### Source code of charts
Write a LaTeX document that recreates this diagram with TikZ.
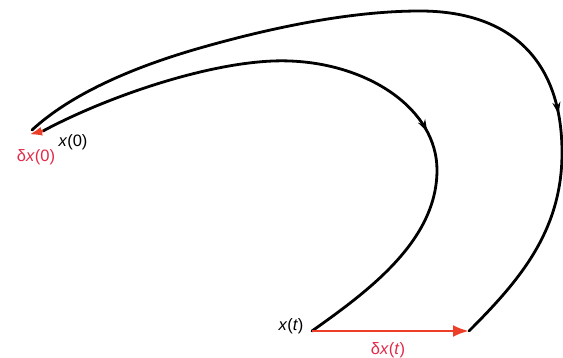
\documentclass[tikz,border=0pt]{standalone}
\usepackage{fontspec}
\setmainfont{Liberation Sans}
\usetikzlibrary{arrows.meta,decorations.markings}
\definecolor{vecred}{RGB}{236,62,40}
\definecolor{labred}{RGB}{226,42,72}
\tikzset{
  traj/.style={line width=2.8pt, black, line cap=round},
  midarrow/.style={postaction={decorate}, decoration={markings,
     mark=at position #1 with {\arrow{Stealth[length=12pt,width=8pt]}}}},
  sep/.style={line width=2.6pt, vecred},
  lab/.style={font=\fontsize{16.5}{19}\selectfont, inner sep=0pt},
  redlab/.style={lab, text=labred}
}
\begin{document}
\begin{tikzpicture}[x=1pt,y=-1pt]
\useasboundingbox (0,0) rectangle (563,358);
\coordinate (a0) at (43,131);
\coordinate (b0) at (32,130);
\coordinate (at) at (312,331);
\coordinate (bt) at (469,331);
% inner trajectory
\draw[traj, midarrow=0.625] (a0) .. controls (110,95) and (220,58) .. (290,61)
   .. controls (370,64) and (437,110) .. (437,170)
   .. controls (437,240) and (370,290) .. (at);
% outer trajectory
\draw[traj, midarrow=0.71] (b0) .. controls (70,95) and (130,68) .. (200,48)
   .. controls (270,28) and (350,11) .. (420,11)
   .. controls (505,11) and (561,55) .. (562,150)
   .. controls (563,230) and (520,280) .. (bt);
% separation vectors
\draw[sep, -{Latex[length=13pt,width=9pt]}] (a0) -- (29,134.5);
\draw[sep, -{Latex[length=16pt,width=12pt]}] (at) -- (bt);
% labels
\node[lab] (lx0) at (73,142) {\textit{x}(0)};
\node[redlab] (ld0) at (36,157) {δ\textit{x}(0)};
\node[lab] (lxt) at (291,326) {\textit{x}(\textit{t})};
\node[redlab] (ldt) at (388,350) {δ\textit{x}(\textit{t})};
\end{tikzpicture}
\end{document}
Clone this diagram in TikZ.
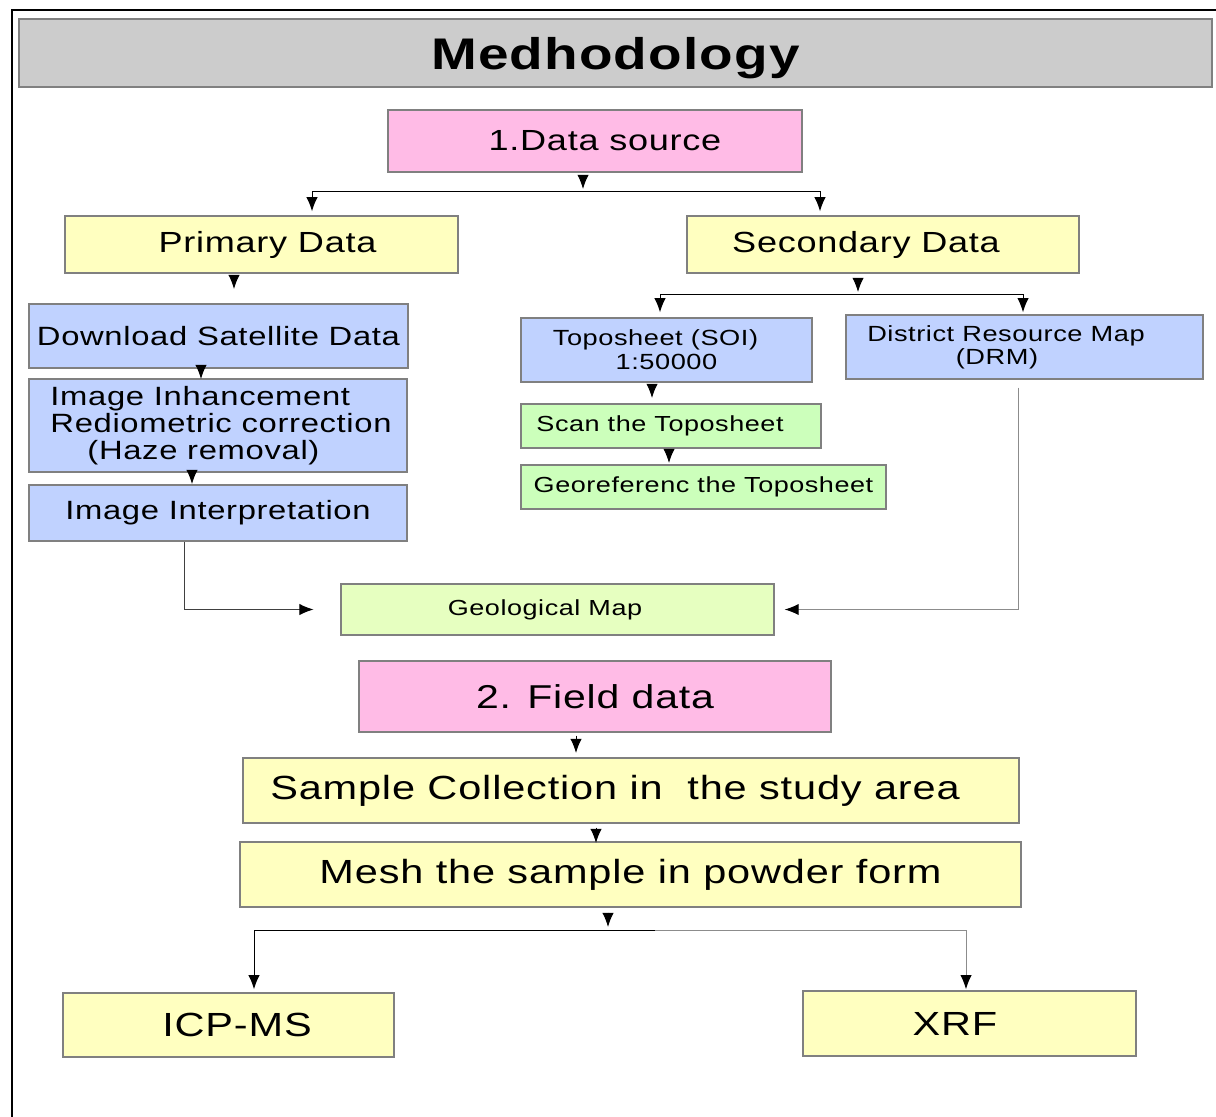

### EXERCISE BRIEF
Restate the whole listing above exactly, please, omitting every image.

### RESPONSE TO THE TASK
Write a LaTeX document that recreates this diagram with TikZ.
\documentclass[tikz,border=0pt]{standalone}
\usepackage{fontspec}
\setmainfont{Liberation Sans}
\usetikzlibrary{arrows.meta,decorations.markings}
\definecolor{vecred}{RGB}{236,62,40}
\definecolor{labred}{RGB}{226,42,72}
\tikzset{
  traj/.style={line width=2.8pt, black, line cap=round},
  midarrow/.style={postaction={decorate}, decoration={markings,
     mark=at position #1 with {\arrow{Stealth[length=12pt,width=8pt]}}}},
  sep/.style={line width=2.6pt, vecred},
  lab/.style={font=\fontsize{16.5}{19}\selectfont, inner sep=0pt},
  redlab/.style={lab, text=labred}
}
\begin{document}
\begin{tikzpicture}[x=1pt,y=-1pt]
\useasboundingbox (0,0) rectangle (563,358);
\coordinate (a0) at (43,131);
\coordinate (b0) at (32,130);
\coordinate (at) at (312,331);
\coordinate (bt) at (469,331);
% inner trajectory
\draw[traj, midarrow=0.625] (a0) .. controls (110,95) and (220,58) .. (290,61)
   .. controls (370,64) and (437,110) .. (437,170)
   .. controls (437,240) and (370,290) .. (at);
% outer trajectory
\draw[traj, midarrow=0.71] (b0) .. controls (70,95) and (130,68) .. (200,48)
   .. controls (270,28) and (350,11) .. (420,11)
   .. controls (505,11) and (561,55) .. (562,150)
   .. controls (563,230) and (520,280) .. (bt);
% separation vectors
\draw[sep, -{Latex[length=13pt,width=9pt]}] (a0) -- (29,134.5);
\draw[sep, -{Latex[length=16pt,width=12pt]}] (at) -- (bt);
% labels
\node[lab] (lx0) at (73,142) {\textit{x}(0)};
\node[redlab] (ld0) at (36,157) {δ\textit{x}(0)};
\node[lab] (lxt) at (291,326) {\textit{x}(\textit{t})};
\node[redlab] (ldt) at (388,350) {δ\textit{x}(\textit{t})};
\end{tikzpicture}
\end{document}
Clone this diagram in TikZ.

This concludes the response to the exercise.